A La Stampa: «È presto per paragonare Sinner e Alcaraz a me e Federer. Devono vincere ancora tanto. E non è giusto mettere loro pressione già da ora».
La Stampa intervista Rafa Nadal. Il tennista spagnolo è per la prima volta alle Finals di Torino. Gli viene chiesto quanto ci tiene a vincerle.
«Le Finals sono sicuramente un torneo importante, che per ora non ho avuto la possibilità di vincere. È la mia prima volta a Torino, il desiderio è grande, e sarebbe bello riuscirci in una situazione nuova. Ma sono abituato a pensare un giorno per l’altro, con la speranza di chiudere l’anno con buone sensazioni».
Ha ancora la chance di finire il 2022 da numero 1: a 36 anni e mezzo sarebbe un altro record.
«Voglio essere chiaro: non lotto più per il numero 1. L’ho fatto nel passato, sono riuscito ad arrivarci alcune volte e ne sono molto, molto orgoglioso. In questo periodo della mia carriera non punto però al numero 1, piuttosto a restare competitivo ad alto livello».
Sinner e Alcaraz diventeranno come Nadal e Federer?
«Sono due grandi tennisti, ma è presto per paragonarli a me e Federer. Le premesse sono buone, ma devono vincere ancora tanto. E non è giusto mettere loro pressione già da adesso».
C’è chi sostiene che il suo futuro è da presidente del Real Madrid.
«Difficile. Sono un grande appassionato di calcio, ma non so se possiedo le capacità per fare il presidente, o se avrò l’opportunità o la voglia di provarci».
Che cosa si aspetta dal 2023, nel tennis e nella vita?
«Voglio continuare a giocare a tennis. Non so quanto durerà il sogno che è la mia carriera. Il 2022 è stato un anno buono ed emozionante, con grandi risultati, a livello personale difficile ma molto bello alla fine. Non so leggere nel futuro. Il piano è sempre lo stesso: essere felice, sentirmi realizzato quando gioco a tennis. Almeno fino a quando la fatica e il dolore fisico non supereranno la gioia e l’emozione di scendere in campo».
Con lei e Alcaraz in cima al ranking, la Spagna è sempre più caput tennis. Come lo spiega?
«Credo sia una questione di esperienza, conoscenza e passione per lo sport. Ci sono Paesi con molto più potenziale economico del nostro, che organizzano uno Slam o un Masters 1000. L’Italia ha Roma, può investire in propaganda, ed ecco che nascono Berrettini, Sinner, Musetti. Lo stesso vale per il Canada con Auger-Aliassime e Shapovalov. Il denaro è importante per crescere i giovani, ma non è tutto. Per questo alla Spagna va riconosciuto un merito speciale».

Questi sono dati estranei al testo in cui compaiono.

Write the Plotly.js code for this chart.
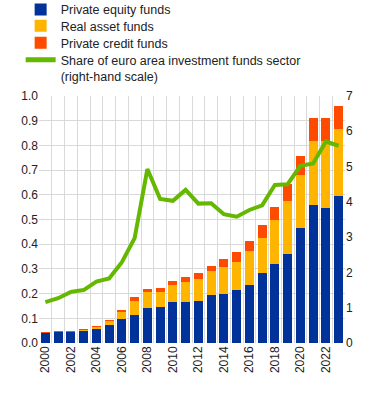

Berrettini, Musetti e Sinner: vinceranno uno Slam? Nadal risponde:
«Sinner è stato a un punto dal farcela: il matchpoint con Alcaraz nei quarti degli Us Open. Se ci fosse riuscito, sono convinto che il favorito sarebbe stato lui. Ma lo sport è fatto così. Matteo purtroppo ha sofferto molti infortuni, Musetti ha fatto un passo avanti importante nella seconda parte della stagione. Credo che uno di loro vincerà uno Slam, ma non so se sarà l’anno prossimo».
Musetti gioca il rovescio a una mano: un vantaggio o uno svantaggio?
«Non credo sia uno svantaggio: non lo è stato per Federer e Wawrinka. Per vincere gli Slam bisogna essere molto forti, sia se giochi a una mano sia se giochi a due».
Federer ha promesso che rimarrà nel tennis. Vale anche per Nadal?
«Il mio futuro sarà sicuramente dentro lo sport. Ci sono altre cose nella mia vita, ma io amo lo sport. Ho una
accademia di tennis importante, che sta crescendo, e altri motivi per rimanere nell’ambiente».
Anche come coach?
«Non dico di no, ma per il momento sono ancora un tennista. Ora ho un figlio, ed è un cambiamento importante, devo capire come influirà sulla mia vita privata e professionale. Quando smetterò, sarà un altro cambiamento. Vedremo quali saranno le mie ambizioni e le mie motivazioni».
Come va con i pannolini, li cambia lei a Rafa junior?
«I pannolini li cambio, come no. E se dormo poco non importa, perché sono felice. La vita è fatta di cambiamenti,
la cosa importante è sapersi adattare».